The first two are truly equivalences: in Haskell, a list comprehension is just another form of the 'do' notation in the case of a List monad. Filinski showed that shift/reset can be used to implement monads in the general way. My 'range' is based on shift-and-reset.

There is a difference however. If we avoid nested loops, then my shift/reset (called bshift/breset) are the same as shift/reset. Alas, regular shift/reset cannot nest. There are multi-level shift/reset, but they are difficult to use -- and hard to encapsulate in a macro such as 'range' because the macro needs to know on which level it operates. My bshift/breset are different. bshift/breset with different labels are unaware of each other.

BTW, other control operators, e.g., those by Matthias Felleisen, do not have the indifference property. The operator 'cupto' has -- but to some extent. Several cupto operators have to be used in a stack-wise fashion. Mines don't have to.

Posted to functional by Ehud Lamm on 2/23/04; 1:35:53 AM

Tim Sweeney - Re: Python 'for' as Scheme 'let'

2/23/2004; 1:46:08 PM (reads: 395, responses: 0)

I've been trying to sort out these similarities too. There is also a notion of a Monad with a "cut" operator similar to the Prolog cut operation discarding prior choice points; something along these lines may be valuable in modelling a array monad analogy to the "break" command in C for loops. (The "continue" command is already modelled by the array monad's zero.)

The presence of operations with side effects in things like list comprehensions complicates their interpretation as monads. One approach I find promising is to model all imperative operations in a program literally as IO monads, and to have a syntactic translation of things like for loops or list comprehensions whose contents have side effects into a simple composition of the Array or Maybe monad with the IO monad. Obviously this translation will only work for a predetermined set of monads (because not every monad can be composed with IO so as to yield a true monad as a result), but it would be nice to be able to model all imperative constructs and looping constructs with a mainstream-style syntax (as opposed to Haskell syntax) with the monad translation being automatic.

Note that in a suitable type system, you can construct a "TypeMonad" whose map functor takes the (exact) image of a supplied function over a supplied type, unit generates a singleton type containing just the supplied element, join is type union, and zero is the empty type.

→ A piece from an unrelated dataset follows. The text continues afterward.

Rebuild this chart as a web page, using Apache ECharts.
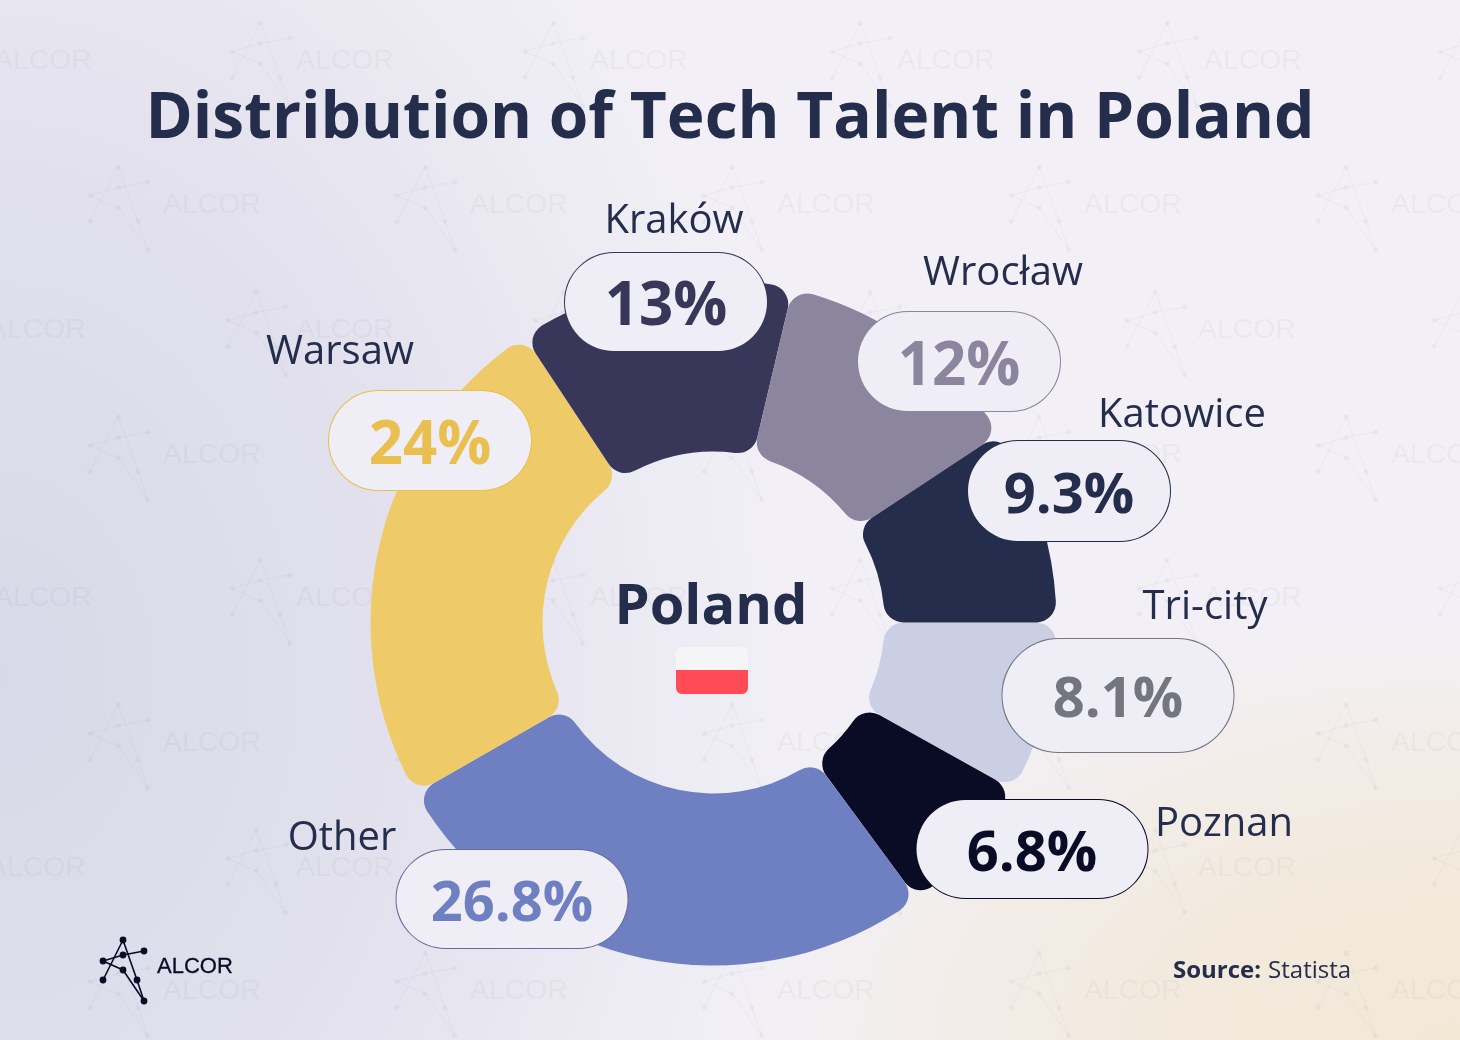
<!DOCTYPE html>
<html>
<head>
<meta charset="utf-8">
<style>
html,body{margin:0;padding:0;width:1460px;height:1040px;overflow:hidden;
background:
 radial-gradient(ellipse 720px 430px at 100% 100%, #f3e8d6 0%, rgba(243,232,214,.75) 45%, rgba(243,232,214,0) 100%),
 radial-gradient(ellipse 800px 1050px at 0% 65%, #d9d8e8 0%, rgba(217,216,232,.65) 50%, rgba(217,216,232,0) 100%),
 #f2f0f6;}
#c{width:1460px;height:1040px;}
</style>
</head>
<body>
<div id="c"></div>
<script src="https://cdn.jsdelivr.net/npm/echarts@6/dist/echarts.min.js"></script>
<script>
// Data, clockwise from due east
const categories = ['Tri-city','Poznan','Other','Warsaw','Kraków','Wrocław','Katowice'];
const values = [8.1,6.8,26.8,24,13,12,9.3];
const titleText = 'Distribution of Tech Talent in Poland';

// Styles
const sliceColors = ['#cbcfe3','#0a0c26','#6e80c1','#eeca69','#393759','#8b859e','#252d4d'];
const pillText = ['#73757f','#0a0c26','#6e80c1','#e9bf4f','#393759','#8b859e','#252d4d'];
const pillBorder = ['#73757f','#0a0c26','#666c9c','#e9bf4f','#393759','#8b859e','#252d4d'];
const pillFont = [56,56,56,60,60,60,56];
const pillSize = [[231,113],[231,98],[231,98],[202,99],[202,98],[202,99],[202,100]];
const pillPos = [[1118,695.5],[1032,849],[512,899],[430,440.5],[666,302],[959,361.5],[1069,491]];
const valueDy = 6;
const namePos = [[1205,607.5],[1224,824.5],[342,838.5],[340,352.5],[674,221.5],[1003,273.5],[1182,415.5]];
const FONT = '"Open Sans"';
const INK = '#252d4d';
const CENTER = [713.5,622.5];
const RADIUS = [171,343];

// Watermark layout
const wmRows = [
 {top:23, logos:[-75,232,525,832,1139,1440], texts:[-6,296,590,897,1204]},
 {top:167,logos:[90,397,704,1011,1318], texts:[163,470,777,1084,1391]},
 {top:292,logos:[-78,228,535,842,1127,1434], texts:[-12,296,604,911,1198]},
 {top:417,logos:[90,397,704,1011,1318], texts:[163,470,777,1084,1391]},
 {top:560,logos:[-75,232,525,832,1139,1440], texts:[-6,296,590,897,1204]},
 {top:705,logos:[90,397,704,1011,1318], texts:[163,470,777,1084,1391]},
 {top:830,logos:[-78,228,535,842,1127,1434], texts:[-12,296,604,911,1198]},
 {top:953,logos:[90,397,704,1011,1318], texts:[163,470,777,1084,1391]}
];
const logoNodes = [[20,0],[41,11],[0,21],[20,15],[20,30],[34,40],[0,40],[41,61]];
const logoPaths = [[6,0,5,7],[2,4,7],[2,3,1]];

function logo(x0,y0,sx,sy,color,lw,r,z){
  const pt = i => [x0+logoNodes[i][0]*sx, y0+logoNodes[i][1]*sy];
  const out = [];
  logoPaths.forEach(p=>out.push({type:'polyline',silent:true,z:z,shape:{points:p.map(pt)},style:{stroke:color,lineWidth:lw,fill:null}}));
  logoNodes.forEach((n,i)=>{const q=pt(i);out.push({type:'circle',silent:true,z:z,shape:{cx:q[0],cy:q[1],r:r},style:{fill:color}});});
  return out;
}
const WM='rgba(90,90,125,0.05)';
const graphics=[];
wmRows.forEach(row=>{
  row.logos.forEach(x=>graphics.push(...logo(x,row.top,1.41,1.36,WM,1,2.5,-10)));
  row.texts.forEach(x=>graphics.push({type:'text',silent:true,z:-10,x:x,y:row.top+38,style:{text:'ALCOR',font:'28.4px "Liberation Sans"',fill:WM,textVerticalAlign:'middle'}}));
});
graphics.push(...logo(103,940,1,1,'#0a0c26',1.6,3.4,5));
graphics.push({type:'text',silent:true,z:5,x:157,y:967,style:{text:'ALCOR',font:'22px "Liberation Sans"',fill:'#0a0c26',stroke:'#0a0c26',lineWidth:0.3,textVerticalAlign:'middle'}});
graphics.push({type:'text',silent:true,z:5,x:711,y:608,style:{text:'Poland',font:'bold 56px '+FONT,fill:INK,textAlign:'center',textVerticalAlign:'middle'}});
graphics.push({type:'rect',silent:true,z:5,shape:{x:676,y:647,width:72,height:47,r:6},style:{fill:'#f5f4f6'}});
graphics.push({type:'rect',silent:true,z:6,shape:{x:676,y:670,width:72,height:24,r:[0,0,6,6]},style:{fill:'#ff4b55'}});
graphics.push({type:'text',silent:true,z:5,x:1173,y:971,style:{
  rich:{b:{font:'bold 24px '+FONT,fill:INK},n:{font:'24px '+FONT,fill:INK,padding:[0,0,0,7]}},
  text:'{b|Source:}{n|Statista}',textVerticalAlign:'middle'}});

const overlayPie = (z,extra) => Object.assign({
  type:'pie',z:z,center:CENTER,radius:RADIUS,startAngle:0,clockwise:true,silent:true,
  avoidLabelOverlap:false,
  itemStyle:{color:'transparent'},
  labelLine:{show:false},
  emphasis:{disabled:true}
},extra);

const chart = echarts.init(document.getElementById('c'),null,{renderer:'canvas'});
chart.setOption({
  backgroundColor:'transparent',
  animation:false,
  title:{text:titleText,left:'center',top:83,textStyle:{fontFamily:FONT,fontWeight:'bold',fontSize:64,color:INK}},
  tooltip:{show:false},
  graphic:{elements:graphics},
  series:[
    // slices, with the rounded pill behind each value
    {
      type:'pie',z:2,center:CENTER,radius:RADIUS,startAngle:0,clockwise:true,silent:true,
      avoidLabelOverlap:false,
      itemStyle:{borderRadius:20},
      labelLine:{show:false},
      emphasis:{disabled:true},
      data:categories.map((c,i)=>({
        name:c,value:values[i],itemStyle:{color:sliceColors[i]},
        label:{
          show:true,position:'outside',formatter:' ',
          width:pillSize[i][0],height:pillSize[i][1],lineHeight:pillSize[i][1],
          backgroundColor:'#efeef6',borderColor:pillBorder[i],borderWidth:1,borderRadius:pillSize[i][1]/2
        }
      })),
      labelLayout:p=>{const i=p.dataIndex;return {x:pillPos[i][0],y:pillPos[i][1],align:'center',verticalAlign:'middle',hideOverlap:false};}
    },
    // percentage values
    overlayPie(3,{
      data:categories.map((c,i)=>({
        name:c,value:values[i],
        label:{show:true,position:'outside',formatter:'{c}%',fontFamily:FONT,fontWeight:'bold',fontSize:pillFont[i],color:pillText[i]}
      })),
      labelLayout:p=>{const i=p.dataIndex;return {x:pillPos[i][0],y:pillPos[i][1]+valueDy,align:'center',verticalAlign:'middle',hideOverlap:false};}
    }),
    // city names
    overlayPie(4,{
      label:{show:true,position:'outside',formatter:'{b}',fontFamily:FONT,fontSize:40,color:INK},
      data:categories.map((c,i)=>({name:c,value:values[i]})),
      labelLayout:p=>{const i=p.dataIndex;return {x:namePos[i][0],y:namePos[i][1],align:'center',verticalAlign:'middle',hideOverlap:false};}
    })
  ]
});
</script>
</body>
</html>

The really neat thing is that comprehensions in the TypeMonad correspond to constructing new types elementwise from existing types, i.e. for(a:at,b:bt)[a,b] is the type of pairs containing elements from the types at and bt. And in the IdentityMonad, comprehensions correspond to lets: for(a:x,b:y)a+b is just x+y. So, many of the leading edge syntactic constructs in languages can be represented as comprehensions over a suitable monad.

Tim Sweeney - Re: Python 'for' as Scheme 'let'

2/23/2004; 2:00:23 PM (reads: 386, responses: 0)

Pardon the spam, but here are some more notes:

The TypeMonad described above also can be extended with a new "meet" operating (taking typewise intersection) and "infinity" object ("the type of all types" if it exists and is nonparadoxical in a given type system) as its idempotnent. This structure can then be seen as a lattice or a topos or a model of set theory depending on what you want from it. However, TypeMonad can't be sensibly composed with IO, because elements in a set are inherently ordered, in contrast to elements of a list of array.

Finally, there is a concept of a monad with a fixed-point operation (see http://www.cse.ogi.edu/PacSoft/projects/rmb/mdoTalk.pdf), which leads to the interesting possibility of accessing the previous results of a list comprehension while constructing subsequent elements.